[Entries with chart source code]
------------------------------------------------------------
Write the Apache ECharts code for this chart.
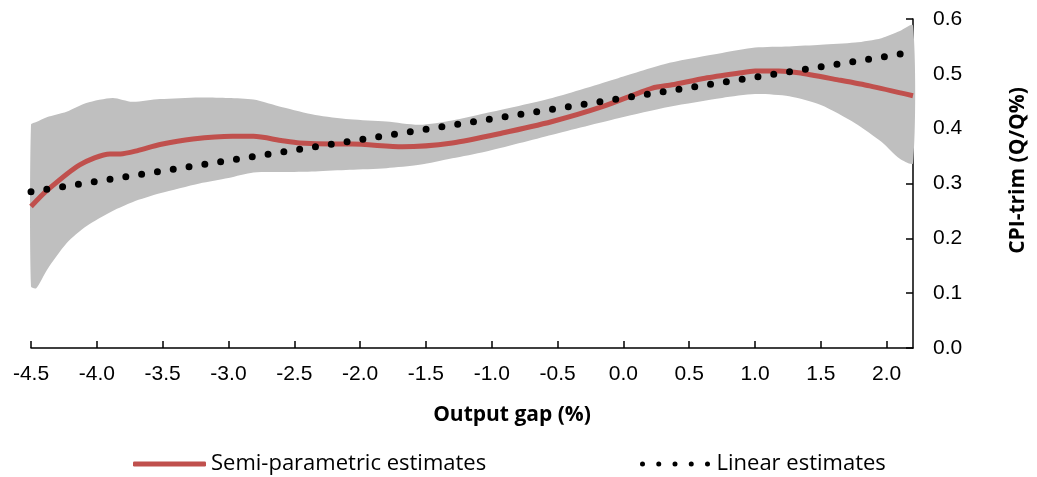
<!DOCTYPE html>
<html>
<head>
<meta charset="utf-8">
<script src="https://cdn.jsdelivr.net/npm/echarts@6/dist/echarts.min.js"></script>
<style>
  html, body { margin: 0; padding: 0; background: #fff; }
  #main { width: 1037px; height: 477px; }
</style>
</head>
<body>
<div id="main"></div>
<script>
// semi-parametric estimate (red line)
const semiX = [-4.5, -4.38, -4.13, -3.9, -3.82, -3.69, -3.52, -3.27, -2.97, -2.81, -2.59, -2.46, -2.21, -2.06, -1.68, -1.3, -0.92, -0.54, -0.16, 0.22, 0.37, 0.62, 0.87, 1.0, 1.18, 1.33, 1.63, 1.87, 2.2];
const semiY = [0.258, 0.287, 0.334, 0.354, 0.354, 0.360, 0.371, 0.381, 0.386, 0.386, 0.378, 0.374, 0.372, 0.372, 0.367, 0.374, 0.392, 0.413, 0.440, 0.474, 0.480, 0.492, 0.501, 0.505, 0.505, 0.502, 0.489, 0.478, 0.460];

// confidence band (grey)
const bandX = [-4.5, -4.46, -4.38, -4.23, -4.08, -3.88, -3.73, -3.52, -3.22, -3.0, -2.81, -2.59, -2.34, -2.08, -1.8, -1.55, -1.3, -1.05, -0.54, -0.04, 0.35, 0.75, 1.0, 1.26, 1.5, 1.76, 1.96, 2.1, 2.2];
const bandHigh = [0.407, 0.412, 0.421, 0.431, 0.447, 0.456, 0.449, 0.454, 0.457, 0.456, 0.453, 0.439, 0.425, 0.417, 0.413, 0.407, 0.415, 0.428, 0.456, 0.492, 0.520, 0.538, 0.548, 0.550, 0.553, 0.557, 0.565, 0.578, 0.588];
const bandLow = [0.112, 0.109, 0.142, 0.191, 0.222, 0.250, 0.266, 0.282, 0.300, 0.310, 0.320, 0.321, 0.322, 0.325, 0.328, 0.334, 0.346, 0.358, 0.389, 0.419, 0.440, 0.456, 0.463, 0.459, 0.443, 0.410, 0.376, 0.345, 0.337];

// linear estimate (black dots)
const linX = [-4.5, -4.0, -3.5, -3.0, -2.5, -2.0, -1.5, -1.0, -0.5, 0.0, 0.5, 1.0, 1.5, 2.0, 2.2];
const linY = [0.285, 0.304, 0.323, 0.342, 0.361, 0.380, 0.399, 0.418, 0.437, 0.456, 0.475, 0.494, 0.513, 0.532, 0.540];

const RED = "#C0504D";
const GREY = "#BFBFBF";
const dotsIcon = "path://M0,2.5a2.5,2.5 0 1,0 5,0a2.5,2.5 0 1,0 -5,0zM16.25,2.5a2.5,2.5 0 1,0 5,0a2.5,2.5 0 1,0 -5,0zM32.5,2.5a2.5,2.5 0 1,0 5,0a2.5,2.5 0 1,0 -5,0zM48.75,2.5a2.5,2.5 0 1,0 5,0a2.5,2.5 0 1,0 -5,0zM65,2.5a2.5,2.5 0 1,0 5,0a2.5,2.5 0 1,0 -5,0z";

const zip = (xs, ys) => xs.map((x, i) => [x, ys[i]]);

// band polygon: upper edge left->right, lower edge right->left
function renderBand(params, api) {
  const pts = [];
  bandX.forEach((x, i) => pts.push(api.coord([x, bandHigh[i]])));
  for (let i = bandX.length - 1; i >= 0; i--) pts.push(api.coord([bandX[i], bandLow[i]]));
  return {
    type: "polygon",
    shape: { points: pts, smooth: 0.25 },
    style: { fill: GREY },
    silent: true,
  };
}

const myChart = echarts.init(document.getElementById("main"));
myChart.setOption({
  animation: false,
  title: {
    text: "Output gap (%)",
    left: 507,
    top: 400,
    textAlign: "center",
    textStyle: { fontFamily: "Open Sans", fontWeight: "bold", fontSize: 21, color: "#000" },
  },
  grid: { left: 31, right: 122, top: 19, bottom: 129 },
  legend: [
    {
      left: 128,
      top: 448,
      itemWidth: 73,
      itemHeight: 5,
      data: [{ name: "Semi-parametric estimates", icon: "roundRect", itemStyle: { color: RED } }],
      textStyle: { fontFamily: "Open Sans", fontSize: 22, color: "#000" },
    },
    {
      left: 635,
      top: 448,
      itemWidth: 73,
      itemHeight: 5,
      data: [{ name: "Linear estimates", icon: dotsIcon, itemStyle: { color: "#000" } }],
      textStyle: { fontFamily: "Open Sans", fontSize: 22, color: "#000" },
    },
  ],
  xAxis: {
    type: "value",
    min: -4.5,
    max: 2.2,
    interval: 0.5,
    axisLine: { onZero: false, lineStyle: { color: "#000", width: 1.5 } },
    axisTick: { inside: true, length: 7, lineStyle: { color: "#000", width: 1.5 } },
    axisLabel: {
      showMaxLabel: false,
      margin: 16,
      fontFamily: "Liberation Sans",
      fontSize: 21,
      color: "#000",
      formatter: (v) => v.toFixed(1),
    },
    splitLine: { show: false },
  },
  yAxis: {
    type: "value",
    position: "right",
    min: 0,
    max: 0.6,
    interval: 0.1,
    name: "CPI-trim (Q/Q%)",
    nameLocation: "middle",
    nameRotate: 90,
    nameGap: 95,
    nameTextStyle: { fontFamily: "Open Sans", fontWeight: "bold", fontSize: 21, color: "#000", padding: [0, 0, 0, 26] },
    axisLine: { show: true, onZero: false, lineStyle: { color: "#000", width: 1.5 } },
    axisTick: { show: true, inside: true, length: 7, lineStyle: { color: "#000", width: 1.5 } },
    axisLabel: {
      margin: 20,
      fontFamily: "Liberation Sans",
      fontSize: 21,
      color: "#000",
      formatter: (v) => v.toFixed(1),
    },
    splitLine: { show: false },
  },
  series: [
    {
      name: "band",
      type: "custom",
      renderItem: renderBand,
      data: [[bandX[0], bandLow[0]]],
      silent: true,
      z: 1,
    },
    {
      name: "Semi-parametric estimates",
      type: "line",
      smooth: 0.25,
      symbol: "none",
      color: RED,
      lineStyle: { color: RED, width: 5 },
      data: zip(semiX, semiY),
      z: 2,
    },
    {
      name: "Linear estimates",
      type: "line",
      symbol: "none",
      color: "#000",
      lineStyle: { color: "#000", width: 7, type: [0, 16], cap: "round" },
      data: zip(linX, linY),
      z: 3,
    },
  ],
});

window.addEventListener("resize", () => myChart.resize());
</script>
</body>
</html>
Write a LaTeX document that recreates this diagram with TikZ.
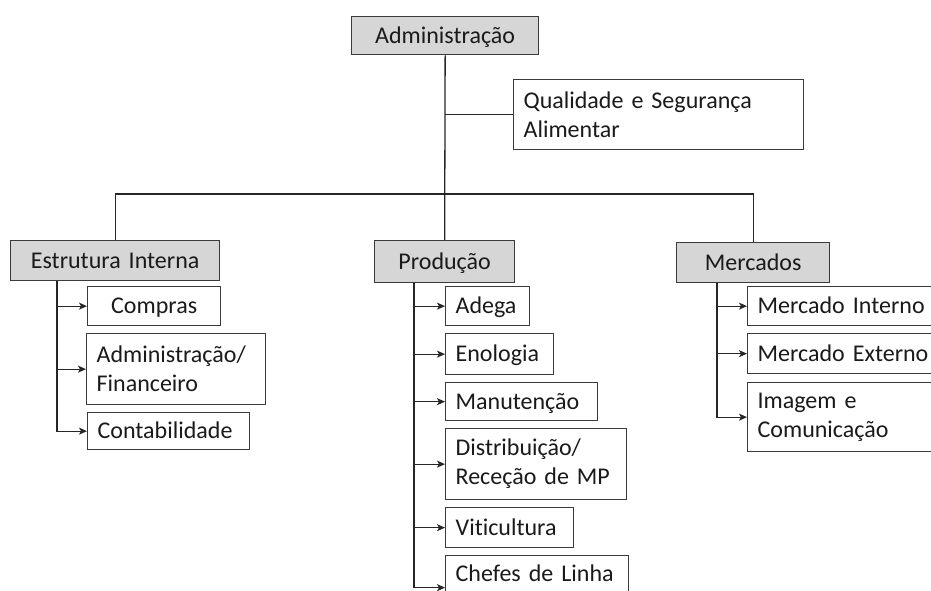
\documentclass[tikz,border=0pt]{standalone}
\usepackage{fontspec}
\setmainfont{Carlito}[Ligatures=NoCommon]
\usetikzlibrary{arrows.meta}
\definecolor{boxline}{HTML}{3A3A3A}
\definecolor{boxgray}{HTML}{D6D6D6}
\definecolor{txt}{HTML}{1A1A1A}
\begin{document}
\begin{tikzpicture}[x=1pt,y=-1pt,
  box/.style={draw=boxline, line width=1.3pt, fill=white, anchor=north west,
    inner xsep=10pt, inner ysep=0pt, align=left, text=txt,
    font=\fontsize{24}{29}\selectfont},
  one/.style={text height=19.5pt, text depth=4pt},
  gbox/.style={box, one, fill=boxgray, align=center},
  conn/.style={draw=black!85, line width=1.3pt},
  arr/.style={conn, -{Stealth[length=8pt,width=7pt,inset=2pt]}}
]
\useasboundingbox (0,0) rectangle (931,591);
\clip (0,0) rectangle (931,591);

% top level
\node[gbox, text width=167pt, minimum height=38pt] (admin) at (351,16) {Administração};
\node[box, text width=270pt, minimum height=70pt] (qual) at (513,79) {Qualidade e Segurança\\Alimentar};

% second level
\node[gbox, text width=189pt, minimum height=40pt] (est) at (10,240) {\mbox{Estrutura Interna}};
\node[gbox, text width=120pt, minimum height=42pt] (prod) at (374,240) {Produção};
\node[gbox, text width=133pt, minimum height=40pt] (merc) at (676,242) {Mercados};

% Estrutura Interna children
\node[box, one, align=center, text width=113pt, minimum height=39pt] (compras) at (87,286) {Compras};
\node[box, text width=159pt, minimum height=71pt] (admfin) at (86,333) {Administração/\\Financeiro};
\node[box, one, text width=142pt, minimum height=37pt] (contab) at (87,412) {Contabilidade};

% Producao children
\node[box, one, text width=64pt, minimum height=39pt] (adega) at (445,286) {Adega};
\node[box, one, text width=88pt, minimum height=41pt] (enol) at (445,333) {Enologia};
\node[box, one, text width=132pt, minimum height=38pt] (manut) at (445,382) {Manutenção};
\node[box, text width=161pt, minimum height=71pt] (distr) at (445,428) {Distribuição/\\\mbox{Receção de MP}};
\node[box, one, text width=108pt, minimum height=40pt] (vitic) at (445,507) {Viticultura};
\node[box, text width=163pt, minimum height=64pt] (chefes) at (445,555) {\mbox{Chefes de Linha}\\\mbox{}};

% Mercados children
\node[box, one, text width=185pt, minimum height=39pt] (mi) at (747,286) {\mbox{Mercado Interno}};
\node[box, one, text width=185pt, minimum height=40pt] (me) at (747,333) {\mbox{Mercado Externo}};
\node[box, text width=185pt, minimum height=69pt] (img) at (747,382) {Imagem e\\Comunicação};

% trunk and top connectors
\draw[conn] (admin.south) -- (prod.north);
\draw[conn] (admin.south |- qual.west) -- (qual.west);
\draw[conn] (est.north) -- ++(0,-46) -| (merc.north);

% Estrutura Interna branch
\draw[arr] ([xshift=47pt]est.south west) |- (compras.west);
\draw[arr] ([xshift=47pt]est.south west) |- (admfin.west);
\draw[arr] ([xshift=47pt]est.south west) |- (contab.west);

% Producao branch
\draw[arr] ([xshift=40pt]prod.south west) |- (adega.west);
\draw[arr] ([xshift=40pt]prod.south west) |- (enol.west);
\draw[arr] ([xshift=40pt]prod.south west) |- (manut.west);
\draw[arr] ([xshift=40pt]prod.south west) |- (distr.west);
\draw[arr] ([xshift=40pt]prod.south west) |- (vitic.west);
\draw[arr] ([xshift=40pt]prod.south west) |- (chefes.west);

% Mercados branch
\draw[arr] ([xshift=41pt]merc.south west) |- (mi.west);
\draw[arr] ([xshift=41pt]merc.south west) |- (me.west);
\draw[arr] ([xshift=41pt]merc.south west) |- (img.west);
\end{tikzpicture}
\end{document}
------------------------------------------------------------
## What you will do
Copy out only the lines from the one containing "Write a LaTeX" through the one containing "text width=142pt, minimum", exactly, with both ends. Any picture is left out.

## Task output
Write a LaTeX document that recreates this diagram with TikZ.
\documentclass[tikz,border=0pt]{standalone}
\usepackage{fontspec}
\setmainfont{Carlito}[Ligatures=NoCommon]
\usetikzlibrary{arrows.meta}
\definecolor{boxline}{HTML}{3A3A3A}
\definecolor{boxgray}{HTML}{D6D6D6}
\definecolor{txt}{HTML}{1A1A1A}
\begin{document}
\begin{tikzpicture}[x=1pt,y=-1pt,
  box/.style={draw=boxline, line width=1.3pt, fill=white, anchor=north west,
    inner xsep=10pt, inner ysep=0pt, align=left, text=txt,
    font=\fontsize{24}{29}\selectfont},
  one/.style={text height=19.5pt, text depth=4pt},
  gbox/.style={box, one, fill=boxgray, align=center},
  conn/.style={draw=black!85, line width=1.3pt},
  arr/.style={conn, -{Stealth[length=8pt,width=7pt,inset=2pt]}}
]
\useasboundingbox (0,0) rectangle (931,591);
\clip (0,0) rectangle (931,591);

% top level
\node[gbox, text width=167pt, minimum height=38pt] (admin) at (351,16) {Administração};
\node[box, text width=270pt, minimum height=70pt] (qual) at (513,79) {Qualidade e Segurança\\Alimentar};

% second level
\node[gbox, text width=189pt, minimum height=40pt] (est) at (10,240) {\mbox{Estrutura Interna}};
\node[gbox, text width=120pt, minimum height=42pt] (prod) at (374,240) {Produção};
\node[gbox, text width=133pt, minimum height=40pt] (merc) at (676,242) {Mercados};

% Estrutura Interna children
\node[box, one, align=center, text width=113pt, minimum height=39pt] (compras) at (87,286) {Compras};
\node[box, text width=159pt, minimum height=71pt] (admfin) at (86,333) {Administração/\\Financeiro};
\node[box, one, text width=142pt, minimum height=37pt] (contab) at (87,412) {Contabilidade};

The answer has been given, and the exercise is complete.